▶ Problem
Return the lines below exactly, from the first line to the line that contains "(t14) at (257,187)". Leave out pictures.
=== Available data ===
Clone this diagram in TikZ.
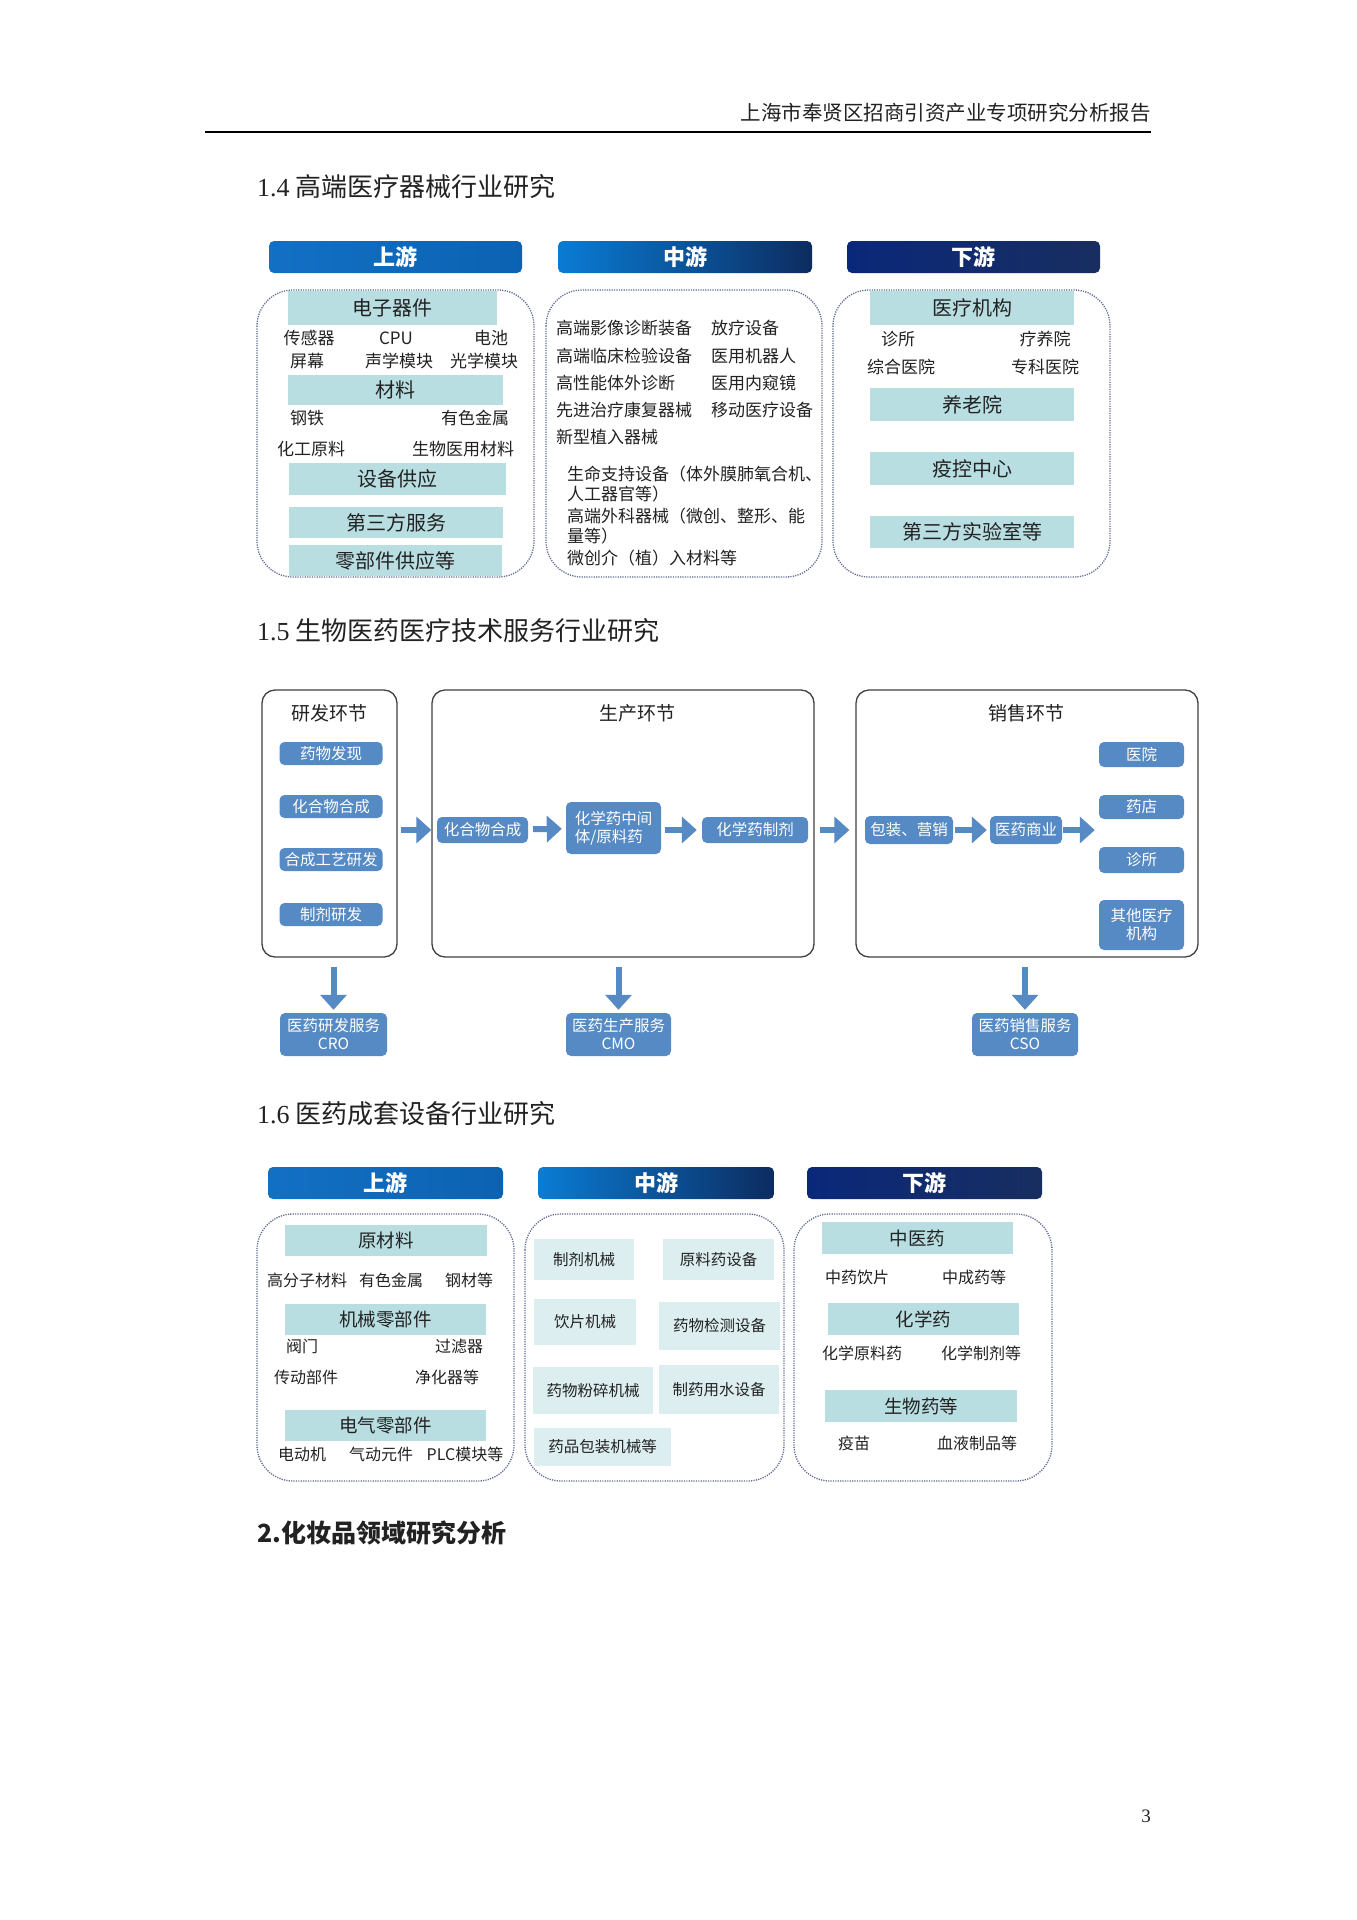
\documentclass[tikz,border=0pt]{standalone}
\usepackage{fontspec}
\setmainfont{Noto Sans CJK SC}
\newfontfamily\numfont{Liberation Serif}
\usetikzlibrary{arrows.meta}

\definecolor{upblue}{RGB}{18,112,196}
\definecolor{upblueb}{RGB}{12,98,178}
\definecolor{midblue}{RGB}{10,124,212}
\definecolor{midblueb}{RGB}{8,104,188}
\definecolor{midnavy}{RGB}{12,44,96}
\definecolor{downnavy}{RGB}{10,40,122}
\definecolor{downnavyb}{RGB}{24,46,96}
\definecolor{catfill}{RGB}{185,222,226}
\definecolor{boxfill}{RGB}{221,238,240}
\definecolor{pillblue}{RGB}{86,138,196}
\definecolor{grpline}{RGB}{96,106,146}
\definecolor{stageline}{RGB}{64,64,64}
\definecolor{txt}{RGB}{34,34,34}

\newcommand{\fsz}[1]{\fontsize{#1}{#1}\selectfont}

\begin{document}
\begin{tikzpicture}[x=1pt, y=-1pt,
    hdr/.style={rounded corners=5pt, minimum height=32pt, inner sep=0pt,
                text=white, font=\fsz{22}\bfseries},
    grp/.style={draw=grpline, line width=1.3pt, dash pattern=on 1.2pt off 1.2pt,
                rounded corners=36pt},
    cat/.style={fill=catfill, inner sep=0pt, text=txt, font=\fsz{20}},
    item/.style={inner sep=0pt, text=txt, font=\fsz{17}},
    stage/.style={draw=stageline, line width=1.3pt, rounded corners=13pt, inner sep=0pt},
    stitle/.style={inner sep=0pt, text=txt, font=\fsz{19}},
    pill/.style={fill=pillblue, rounded corners=5pt, inner sep=0pt, text=white,
                 font=\fontsize{15.5}{18}\selectfont, align=center},
    blk/.style={draw=pillblue, line width=6pt, -{Triangle[length=15pt,width=26pt]}},
    sect/.style={anchor=west, inner sep=0pt, text=txt, font=\fsz{26}},
    mbox/.style={fill=boxfill, inner sep=0pt, text=txt, font=\fsz{15.5}}
]
\useasboundingbox (0,0) rectangle (1357,1920);
\fill[white] (0,0) rectangle (1357,1920);

% running head
\node[anchor=east, inner sep=0pt, text=txt, font=\fsz{20.5}] (runhead) at (1151,113)
    {上海市奉贤区招商引资产业专项研究分析报告};
\draw[line width=2pt] (205,132) -- (1151,132);

% ---------- 1.4 ----------
\node[sect] (t14) at (257,187) {{\numfont 1.4} 高端医疗器械行业研究};

\node[hdr, minimum width=253pt, left color=upblue, right color=upblueb] (up1) at (395.5,257) {上游};
\node[hdr, minimum width=254pt, left color=midblue, middle color=midblueb, right color=midnavy] (mid1) at (685,257) {中游};
\node[hdr, minimum width=253pt, left color=downnavy, right color=downnavyb] (down1) at (973.5,257) {下游};

\draw[grp] (257,290) rectangle (534,577);
\draw[grp] (546,290) rectangle (822,577);
\draw[grp] (833,290) rectangle (1110,577);

% upstream
\node[cat, minimum width=209pt, minimum height=34pt] (elec) at (392.5,308) {电子器件};
\node[cat, minimum width=215pt, minimum height=30pt] (mat) at (395.5,390) {材料};
\node[cat, minimum width=217pt, minimum height=32pt] (equip) at (397.5,479) {设备供应};
\node[cat, minimum width=214pt, minimum height=31pt] (third) at (396,522.5) {第三方服务};
\node[cat, minimum width=213pt, minimum height=31pt] (parts) at (395.5,560.5) {零部件供应等};
\foreach \name/\x/\y/\lbl in {sens/309/338/传感器, cpu/396/338/CPU, batt/491/338/电池,
    scrn/307/361/屏幕, acou/399/361/声学模块, opti/484/361/光学模块,
    steel/307/418/钢铁, nonfe/475/418/有色金属,
    chem/311/449/化工原料, biom/463/449/生物医用材料}
  \node[item] (\name) at (\x,\y) {\lbl};

% midstream
\foreach \name/\y/\lbl in {img/328/高端影像诊断装备, clin/356/高端临床检验设备,
    ivd/383/高性能体外诊断, rehab/410/先进治疗康复器械, impl/437/新型植入器械}
  \node[item, anchor=west] (\name) at (556,\y) {\lbl};
\foreach \name/\y/\lbl in {radio/328/放疗设备, robot/356/医用机器人,
    endo/383/医用内窥镜, mobile/410/移动医疗设备}
  \node[item, anchor=west] (\name) at (711,\y) {\lbl};
\node[item, anchor=north west, align=left, font=\fontsize{17}{20}\selectfont] (life) at (567,466)
    {生命支持设备（体外膜肺氧合机、\\人工器官等）};
\node[item, anchor=north west, align=left, font=\fontsize{17}{20}\selectfont] (surg) at (567,508)
    {高端外科器械（微创、整形、能\\量等）};
\node[item, anchor=west] (mini) at (567,558) {微创介（植）入材料等};

% downstream
\node[cat, minimum width=204pt, minimum height=34pt] (inst) at (972,308) {医疗机构};
\node[cat, minimum width=204pt, minimum height=33pt] (aged) at (972,404.5) {养老院};
\node[cat, minimum width=204pt, minimum height=33pt] (cdc) at (972,468.5) {疫控中心};
\node[cat, minimum width=204pt, minimum height=32pt] (lab) at (972,531.5) {第三方实验室等};
\foreach \name/\x/\y/\lbl in {clinic/898/339/诊所, sanat/1045/339/疗养院,
    genh/901/367/综合医院, spech/1045/367/专科医院}
  \node[item] (\name) at (\x,\y) {\lbl};

% ---------- 1.5 ----------
\node[sect] (t15) at (257,631) {{\numfont 1.5} 生物医药医疗技术服务行业研究};

\node[stage, minimum width=135pt, minimum height=267pt] (rd) at (329.5,823.5) {};
\node[stage, minimum width=382pt, minimum height=267pt] (prod) at (623,823.5) {};
\node[stage, minimum width=342pt, minimum height=267pt] (sales) at (1027,823.5) {};
\node[stitle] (rdt) at (329,713) {研发环节};
\node[stitle] (prodt) at (637,713) {生产环节};
\node[stitle] (salest) at (1026,713) {销售环节};

\foreach \name/\y/\lbl in {disc/753.5/药物发现, synth/806.5/化合物合成,
    proc/859.5/合成工艺研发, form/914.5/制剂研发}
  \node[pill, minimum width=103pt, minimum height=23pt] (\name) at (331,\y) {\lbl};

\node[pill, minimum width=91pt, minimum height=26pt] (cmpd) at (482.5,830) {化合物合成};
\node[pill, minimum width=95pt, minimum height=52pt, align=left] (api) at (613.5,828) {化学药中间\\体/原料药};
\node[pill, minimum width=106pt, minimum height=26pt] (prep) at (755,830) {化学药制剂};
\node[pill, minimum width=88pt, minimum height=28pt] (pack) at (909,830) {包装、营销};
\node[pill, minimum width=72pt, minimum height=28pt] (merch) at (1026,830) {医药商业};

\node[pill, minimum width=85pt, minimum height=25pt] (hosp) at (1141.5,754.5) {医院};
\node[pill, minimum width=85pt, minimum height=24pt] (pharm) at (1141.5,807) {药店};
\node[pill, minimum width=85pt, minimum height=26pt] (clin2) at (1141.5,860) {诊所};
\node[pill, minimum width=85pt, minimum height=50pt] (other) at (1141.5,925) {其他医疗\\机构};

\node[pill, minimum width=107pt, minimum height=43pt] (cro) at (333.5,1034.5) {医药研发服务\\CRO};
\node[pill, minimum width=105pt, minimum height=43pt] (cmo) at (618.5,1034.5) {医药生产服务\\CMO};
\node[pill, minimum width=106pt, minimum height=43pt] (cso) at (1025,1034.5) {医药销售服务\\CSO};

\draw[blk, shorten <=3pt] (rd.east |- cmpd.west) -- (prod.west |- cmpd.west);
\draw[blk, shorten <=5pt, shorten >=4pt] (cmpd) -- (api);
\draw[blk, shorten <=4pt, shorten >=5pt] (api.east |- prep) -- (prep);
\draw[blk, shorten <=5pt, shorten >=6pt] (prod.east |- prep) -- (sales.west |- prep);
\draw[blk, shorten <=2pt, shorten >=3pt] (pack) -- (merch);
\draw[blk, shorten <=1pt, shorten >=4pt] (merch) -- (merch -| pharm.west);
\draw[blk, shorten <=9pt, shorten >=3pt] (cro.north |- rd.south) -- (cro.north);
\draw[blk, shorten <=9pt, shorten >=3pt] (cmo.north |- prod.south) -- (cmo.north);
\draw[blk, shorten <=9pt, shorten >=3pt] (cso.north |- sales.south) -- (cso.north);

% ---------- 1.6 ----------
\node[sect] (t16) at (257,1114) {{\numfont 1.6} 医药成套设备行业研究};

\node[hdr, minimum width=235pt, left color=upblue, right color=upblueb] (up2) at (385.5,1183) {上游};
\node[hdr, minimum width=236pt, left color=midblue, middle color=midblueb, right color=midnavy] (mid2) at (656,1183) {中游};
\node[hdr, minimum width=235pt, left color=downnavy, right color=downnavyb] (down2) at (924.5,1183) {下游};

\draw[grp] (257,1214) rectangle (514,1481);
\draw[grp] (525,1214) rectangle (784,1481);
\draw[grp] (794,1214) rectangle (1052,1481);

% upstream
\node[cat, font=\fsz{18.5}, minimum width=202pt, minimum height=31pt] (raw) at (386,1240.5) {原材料};
\node[cat, font=\fsz{18.5}, minimum width=201pt, minimum height=31pt] (mech) at (385.5,1319.5) {机械零部件};
\node[cat, font=\fsz{18.5}, minimum width=201pt, minimum height=31pt] (elecp) at (385.5,1425.5) {电气零部件};
\foreach \name/\x/\y/\lbl in {poly/307/1280/高分子材料, nfm/391/1280/有色金属, stl/469/1280/钢材等,
    valve/302/1346/阀门, filt/459/1346/过滤器,
    drive/306/1377/传动部件, puri/447/1377/净化器等,
    motor/302/1454/电动机, pneu/381/1454/气动元件, plc/465/1454/PLC模块等}
  \node[item, font=\fsz{16}] (\name) at (\x,\y) {\lbl};

% midstream
\node[mbox, minimum width=100pt, minimum height=41pt] (prepm) at (584,1259.5) {制剂机械};
\node[mbox, minimum width=111pt, minimum height=41pt] (apim) at (718.5,1259.5) {原料药设备};
\node[mbox, minimum width=102pt, minimum height=46pt] (slice) at (585,1322) {饮片机械};
\node[mbox, minimum width=121pt, minimum height=48pt] (test) at (719.5,1326) {药物检测设备};
\node[mbox, minimum width=120pt, minimum height=47pt] (mill) at (593,1390.5) {药物粉碎机械};
\node[mbox, minimum width=120pt, minimum height=49pt] (water) at (719,1389.5) {制药用水设备};
\node[mbox, minimum width=137pt, minimum height=38pt] (packm) at (602.5,1447) {药品包装机械等};

% downstream
\node[cat, font=\fsz{18.5}, minimum width=191pt, minimum height=32pt] (tcm) at (917.5,1238) {中医药};
\node[cat, font=\fsz{18.5}, minimum width=191pt, minimum height=32pt] (cdrug) at (923.5,1319) {化学药};
\node[cat, font=\fsz{18.5}, minimum width=192pt, minimum height=32pt] (bio) at (921,1406) {生物药等};
\foreach \name/\x/\y/\lbl in {herb/857/1277/中药饮片, patent/974/1277/中成药等,
    capi/862/1353/化学原料药, cprep/981/1353/化学制剂等,
    vacc/854/1443/疫苗, blood/977/1443/血液制品等}
  \node[item, font=\fsz{16}] (\name) at (\x,\y) {\lbl};

% ---------- 2 ----------
\node[sect, font=\fsz{25}\bfseries] (t2) at (257,1533) {2.化妆品领域研究分析};

\node[inner sep=0pt, text=txt, font=\numfont\fsz{19}] (pageno) at (1146,1816) {3};
\end{tikzpicture}
\end{document}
===
▶ Written reply
Clone this diagram in TikZ.
\documentclass[tikz,border=0pt]{standalone}
\usepackage{fontspec}
\setmainfont{Noto Sans CJK SC}
\newfontfamily\numfont{Liberation Serif}
\usetikzlibrary{arrows.meta}

\definecolor{upblue}{RGB}{18,112,196}
\definecolor{upblueb}{RGB}{12,98,178}
\definecolor{midblue}{RGB}{10,124,212}
\definecolor{midblueb}{RGB}{8,104,188}
\definecolor{midnavy}{RGB}{12,44,96}
\definecolor{downnavy}{RGB}{10,40,122}
\definecolor{downnavyb}{RGB}{24,46,96}
\definecolor{catfill}{RGB}{185,222,226}
\definecolor{boxfill}{RGB}{221,238,240}
\definecolor{pillblue}{RGB}{86,138,196}
\definecolor{grpline}{RGB}{96,106,146}
\definecolor{stageline}{RGB}{64,64,64}
\definecolor{txt}{RGB}{34,34,34}

\newcommand{\fsz}[1]{\fontsize{#1}{#1}\selectfont}

\begin{document}
\begin{tikzpicture}[x=1pt, y=-1pt,
    hdr/.style={rounded corners=5pt, minimum height=32pt, inner sep=0pt,
                text=white, font=\fsz{22}\bfseries},
    grp/.style={draw=grpline, line width=1.3pt, dash pattern=on 1.2pt off 1.2pt,
                rounded corners=36pt},
    cat/.style={fill=catfill, inner sep=0pt, text=txt, font=\fsz{20}},
    item/.style={inner sep=0pt, text=txt, font=\fsz{17}},
    stage/.style={draw=stageline, line width=1.3pt, rounded corners=13pt, inner sep=0pt},
    stitle/.style={inner sep=0pt, text=txt, font=\fsz{19}},
    pill/.style={fill=pillblue, rounded corners=5pt, inner sep=0pt, text=white,
                 font=\fontsize{15.5}{18}\selectfont, align=center},
    blk/.style={draw=pillblue, line width=6pt, -{Triangle[length=15pt,width=26pt]}},
    sect/.style={anchor=west, inner sep=0pt, text=txt, font=\fsz{26}},
    mbox/.style={fill=boxfill, inner sep=0pt, text=txt, font=\fsz{15.5}}
]
\useasboundingbox (0,0) rectangle (1357,1920);
\fill[white] (0,0) rectangle (1357,1920);

% running head
\node[anchor=east, inner sep=0pt, text=txt, font=\fsz{20.5}] (runhead) at (1151,113)
    {上海市奉贤区招商引资产业专项研究分析报告};
\draw[line width=2pt] (205,132) -- (1151,132);

% ---------- 1.4 ----------
\node[sect] (t14) at (257,187) {{\numfont 1.4} 高端医疗器械行业研究};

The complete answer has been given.